Singular values of difference of two matrices in specific setting

Question

Suppose we have the SVD $X = U\Sigma V^T$, where we can assume $\Sigma$ is nonzero. Suppose we have a matrix $G$ satisfying $$Tr(X^TG) = Tr(\Sigma)$$ $$\sigma_1(G) \leq 1$$ where $\sigma_1(G)$ is its largest singular value. I am trying to prove that then $$\sigma_1(G - UV^T) \leq 1$$ Both conditions must be necessary, because otherwise we could take $G = -UV^T$ and get a counterexample.

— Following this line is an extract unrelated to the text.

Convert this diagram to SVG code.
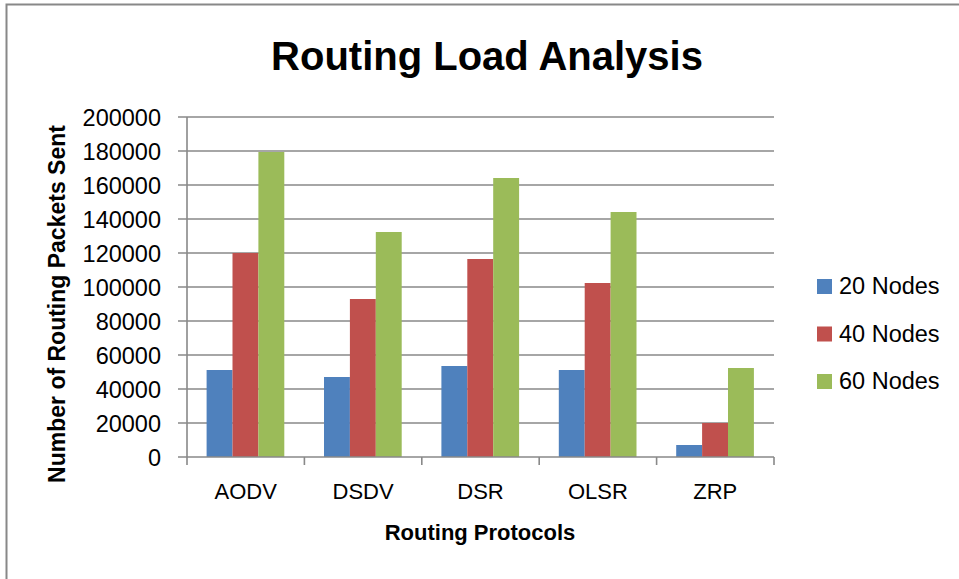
<svg xmlns="http://www.w3.org/2000/svg" width="959" height="579" viewBox="0 0 959 579">
<style>
.grid{stroke:#898989;stroke-width:1.6;fill:none}
.axis{stroke:#898989;stroke-width:1.6;fill:none}
.ylab{font-family:"Liberation Sans",Arial,sans-serif;font-size:23.5px;fill:#000;text-anchor:end}
.xlab{font-family:"Liberation Sans",Arial,sans-serif;font-size:22px;fill:#000;text-anchor:middle}
.leg{font-family:"Liberation Sans",Arial,sans-serif;font-size:23.5px;fill:#000}
.ttl{font-family:"Liberation Sans",Arial,sans-serif;font-weight:bold;fill:#000;text-anchor:middle}
.s1{fill:#4F81BD}
.s2{fill:#C0504D}
.s3{fill:#9BBB59}
</style>
<rect x="0" y="0" width="959" height="579" fill="#fff"/>
<path d="M6.5 579 V4.5 H959" stroke="#888" stroke-width="2" fill="none"/>
<text id="title" class="ttl" x="487" y="70" font-size="40">Routing Load Analysis</text>
<g id="gridlines">
<path class="grid" d="M178 117H774M178 151H774M178 185H774M178 219H774M178 253H774M178 287H774M178 321H774M178 355H774M178 389H774M178 423H774"/>
</g>
<g id="bars">
<rect class="s1" x="206.6" y="370" width="25.9" height="87"/>
<rect class="s2" x="232.5" y="253" width="25.9" height="204"/>
<rect class="s3" x="258.4" y="152" width="25.9" height="305"/>
<rect class="s1" x="324" y="377" width="25.9" height="80"/>
<rect class="s2" x="349.9" y="299" width="25.9" height="158"/>
<rect class="s3" x="375.8" y="232" width="25.9" height="225"/>
<rect class="s1" x="441.4" y="366" width="25.9" height="91"/>
<rect class="s2" x="467.3" y="259" width="25.9" height="198"/>
<rect class="s3" x="493.2" y="178" width="25.9" height="279"/>
<rect class="s1" x="558.8" y="370" width="25.9" height="87"/>
<rect class="s2" x="584.7" y="283" width="25.9" height="174"/>
<rect class="s3" x="610.6" y="212" width="25.9" height="245"/>
<rect class="s1" x="676.2" y="445" width="25.9" height="12"/>
<rect class="s2" x="702.1" y="423" width="25.9" height="34"/>
<rect class="s3" x="728" y="368" width="25.9" height="89"/>
</g>
<g id="axes">
<path class="axis" d="M187 117V465M178 457H774M304.4 457V465M421.8 457V465M539.2 457V465M656.6 457V465M774 457V465"/>
</g>
<g id="ylabels">
<text class="ylab" x="161" y="126">200000</text>
<text class="ylab" x="161" y="160">180000</text>
<text class="ylab" x="161" y="194">160000</text>
<text class="ylab" x="161" y="228">140000</text>
<text class="ylab" x="161" y="262">120000</text>
<text class="ylab" x="161" y="296">100000</text>
<text class="ylab" x="161" y="330">80000</text>
<text class="ylab" x="161" y="364">60000</text>
<text class="ylab" x="161" y="398">40000</text>
<text class="ylab" x="161" y="432">20000</text>
<text class="ylab" x="161" y="466">0</text>
</g>
<g id="xlabels">
<text class="xlab" x="245.7" y="499">AODV</text>
<text class="xlab" x="363.1" y="499">DSDV</text>
<text class="xlab" x="480.5" y="499">DSR</text>
<text class="xlab" x="597.9" y="499">OLSR</text>
<text class="xlab" x="715.3" y="499">ZRP</text>
</g>
<text id="xtitle" class="ttl" x="480" y="540" font-size="22">Routing Protocols</text>
<text id="ytitle" class="ttl" font-size="23" transform="translate(65 304) rotate(-90)">Number of Routing Packets Sent</text>
<g id="legend">
<rect class="s1" x="817" y="279" width="15" height="15"/>
<text class="leg" x="839" y="294">20 Nodes</text>
<rect class="s2" x="817" y="326.5" width="15" height="15"/>
<text class="leg" x="839" y="341.5">40 Nodes</text>
<rect class="s3" x="817" y="374" width="15" height="15"/>
<text class="leg" x="839" y="389">60 Nodes</text>
</g>
</svg>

The first condition says that $$Tr(V\Sigma U^TG) = Tr(\Sigma) \implies Tr((U^TGV - I)\Sigma) = 0$$ This doesn't quite say $G = UV^T$ (if it did, the problem would be trivial), but I'm thinking it might say something close enough so that we can solve the problem.

Answer 1

$\Sigma$ needs to be full rank, otherwise, Wolog let $\Sigma_{00}=0$, entries of $G'=U^TGV$ be all $0$ except $G'_{00}=-0.99$, all conditions are satisfied and $\sigma_1(G-UV^T)=1.99$.

If $\Sigma$ is full rank, because $x^T(I-G')x\geq 0$ for any vector $x$, the diagonal terms of $I-G'$ must be non-negative, hence all zero. Hence, the diagonal terms of $G'$ must be all $1$. Because $\sigma_1(G')\leq 1$, $G'$ must be diagonal. Hence, $I-G'=0$.